«Совсем госпожа закружилась!» — подумал Бакланов, и в воображении его невольно промелькнули три женщины: Софи, которая так прилично всегда себя держала и так мало говорила; Елена, вероятно, ничего еще не сделавшая, но зато Бог знает что говорившая, и наконец Евпраксия, которая во всю жизнь свою, вероятно, не сказала ни одного лживого слова и нецеломудренно не подумала, и вместе с тем была совершенно непонятна Бакланову.
Сойдясь после такой долгой разлуки с женой, он, в одно и то же время, любил и ненавидел ее, уважал и презирал.
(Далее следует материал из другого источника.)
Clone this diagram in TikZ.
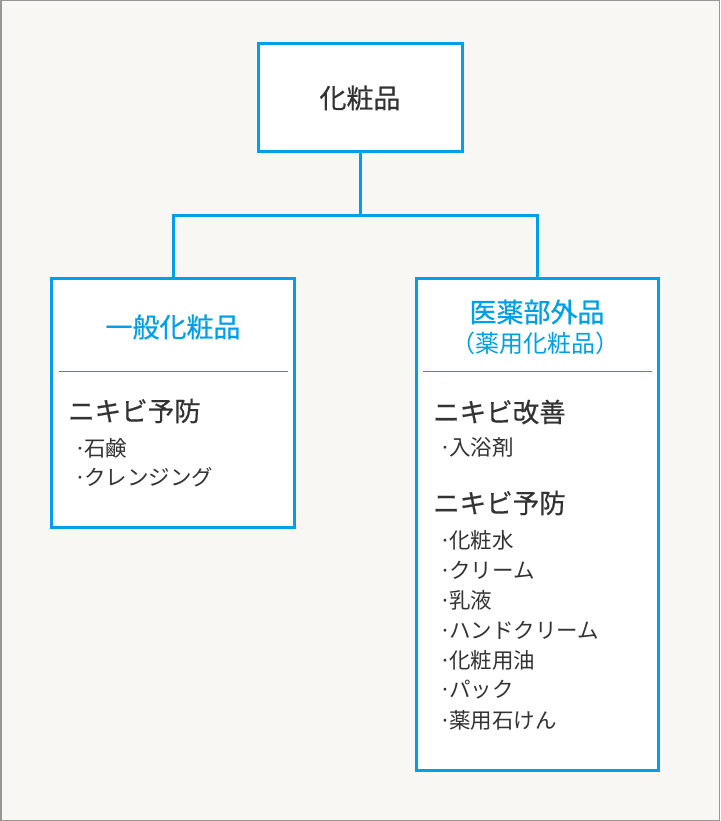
\documentclass[tikz,border=0pt]{standalone}
\usepackage{fontspec}
\setmainfont{Noto Sans CJK JP}
\newfontfamily\heavyfont{Noto Sans CJK JP}[FakeBold=0.6]
\usetikzlibrary{positioning}
\definecolor{skyblue}{RGB}{0,160,233}
\definecolor{ink}{RGB}{51,51,51}
\definecolor{paper}{RGB}{248,247,243}
\definecolor{framegray}{RGB}{150,150,150}
\newcommand{\dotitem}{·\kern-2pt}

\begin{document}
\begin{tikzpicture}[
  x=1pt, y=-1pt,
  box/.style={draw=skyblue, line width=3pt, fill=white, inner sep=0pt},
  link/.style={draw=skyblue, line width=3pt},
  sepline/.style={draw=skyblue, line width=1pt},
  title/.style={text=skyblue, font=\heavyfont\fontsize{27}{32}\selectfont, inner sep=0pt},
  subtitle/.style={text=skyblue, font=\fontsize{24}{28}\selectfont, inner sep=0pt},
  head/.style={anchor=west, text=ink, font=\heavyfont\fontsize{26.5}{32}\selectfont, inner sep=0pt},
  item/.style={anchor=west, text=ink, font=\fontsize{21.5}{26}\selectfont, inner sep=0pt}
]
\useasboundingbox (0,0) rectangle (720,821);
\draw[draw=framegray, fill=paper, line width=1.5pt] (0.75,0.75) rectangle (719.25,820.25);

\node[box, text=ink, font=\heavyfont\fontsize{27}{32}\selectfont, minimum width=204pt, minimum height=108pt] (cosm) at (360,98) {化粧品};
\node[box, minimum width=243pt, minimum height=249pt] (general) at (173,402.5) {};
\node[box, minimum width=242pt, minimum height=492pt] (quasi) at (537,524.5) {};

\draw[link] (cosm.south) -- ++(0,62) -| (general.north);
\draw[link] (cosm.south) -- ++(0,62) -| (quasi.north);

% left box
\node[title] (general_t) at (173,327) {一般化粧品};
\draw[sepline] (59,371) -- (288,371);
\node[head] (general_h) at (68,411) {ニキビ予防};
\node[item] (soap) at (74,448) {\dotitem 石鹸};
\node[item] (cleansing) at (74,477) {\dotitem クレンジング};

% right box
\node[title] (quasi_t) at (537,312) {医薬部外品};
\node[subtitle] (quasi_s) at (535,343) {（薬用化粧品）};
\draw[sepline] (423,371) -- (652,371);
\node[head] (improve_h) at (433,412) {ニキビ改善};
\node[item] (bath) at (439,447) {\dotitem 入浴剤};
\node[head] (prevent_h) at (433,503) {ニキビ予防};
\node[item] (lotion) at (439,540) {\dotitem 化粧水};
\node[item] (cream) at (439,570) {\dotitem クリーム};
\node[item] (milk) at (439,600) {\dotitem 乳液};
\node[item] (hand) at (439,630) {\dotitem ハンドクリーム};
\node[item] (oil) at (439,660) {\dotitem 化粧用油};
\node[item] (pack) at (439,690) {\dotitem パック};
\node[item] (msoap) at (439,720) {\dotitem 薬用石けん};
\end{tikzpicture}
\end{document}
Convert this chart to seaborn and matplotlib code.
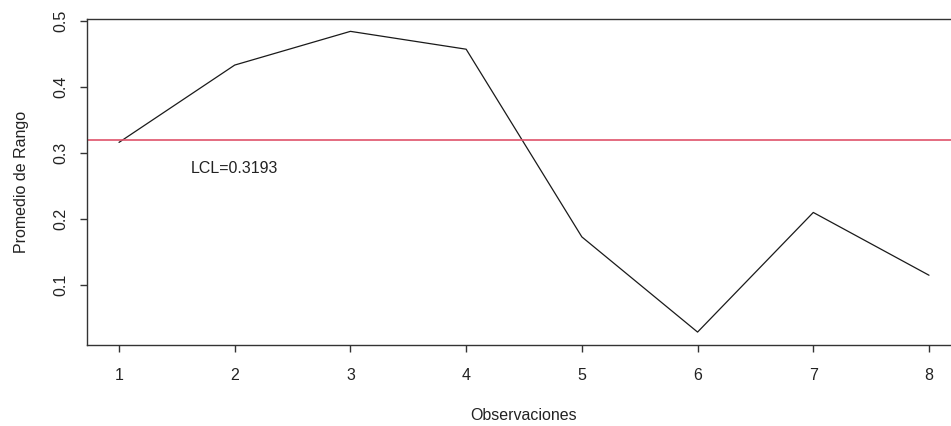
import matplotlib
matplotlib.use("Agg")
import matplotlib.pyplot as plt
import seaborn as sns
import pandas as pd

observaciones = [1, 2, 3, 4, 5, 6, 7, 8]
promedio_rango = [0.316, 0.433, 0.484, 0.457, 0.173, 0.029, 0.210, 0.115]
lcl_value = 0.3193
lcl_label = "LCL=0.3193"
x_ticks = [1, 2, 3, 4, 5, 6, 7, 8]
y_ticks = [0.1, 0.2, 0.3, 0.4, 0.5]
y_tick_labels = ["0.1", "0.2", "0.3", "0.4", "0.5"]

sns.set_style("white")
plt.rcParams["font.family"] = ["Liberation Sans", "DejaVu Sans"]

W, H = 951, 426
fig = plt.figure(figsize=(W / 100, H / 100), dpi=100)
x0, x1 = 0.72, 8.28
px_per_unit = (929 - 119) / 7.0
left_px = 119 - (1 - x0) * px_per_unit
width_px = (x1 - x0) * px_per_unit
top_px, bottom_px = 18.8, 345.3
ax = fig.add_axes([left_px / W, (H - bottom_px) / H, width_px / W, (bottom_px - top_px) / H])

df = pd.DataFrame({"obs": observaciones, "val": promedio_rango})
sns.lineplot(data=df, x="obs", y="val", ax=ax, color="#1a1a1a", linewidth=0.9)
ax.axhline(lcl_value, color="#DF536B", linewidth=1.2)
ax.text(2, 0.2765, lcl_label, ha="center", va="center", fontsize=11.5, color="#222222")

ax.set_xlim(x0, x1)
ax.set_ylim(0.009, 0.503)
ax.set_xticks(x_ticks)
ax.set_xticklabels([str(t) for t in x_ticks])
ax.set_yticks(y_ticks)
ax.set_yticklabels(y_tick_labels, rotation=90, va="center")

for s in ax.spines.values():
    s.set_color("#333333")
    s.set_linewidth(1.0)
ax.spines["right"].set_visible(False)

ax.tick_params(axis="both", which="major", direction="out", length=5, width=1.0,
               color="#333333", labelsize=11.5, labelcolor="#222222",
               bottom=True, left=True, top=False, right=False)
ax.tick_params(axis="x", pad=11)
ax.tick_params(axis="y", pad=8)

ax.set_xlabel("Observaciones", fontsize=11.5, color="#222222", labelpad=18)
ax.set_ylabel("Promedio de Rango", fontsize=11.5, color="#222222", labelpad=18)

fig.savefig("out.png", dpi=100)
Сколько мечтаний было посвящено им, пока он ожидал ее в Париже, что вот она приедет, пожурит его немного, а потом будет по-прежнему добра и ласкова с ним, — но ничего подобного не случилось: он встретил один только холод и презрение.
— Эта женщина — лед, могила! — говорил он иногда со скрежетом зубов, и вслед же затем в сердце его болезненно отзывалась мысль: «что, если она полюбила кого-нибудь другого»; так что он однажды спросил ее:
— Уж вы не влюбились ли в кого-нибудь?
Евпраксия взглянула при этом на мужа.
— То-то, к несчастью, нет; а уж, следовало бы! — сказала она.
— Кто ж мешал?
— Конечно, уж не вы! — отвечала Евпраксия с гримасой.
Бакланов, не чувствуя сам того, покраснел от досады.
— Вы даже лишаете меня права поревновать вас, — произнес он полушутя, полусерьезно.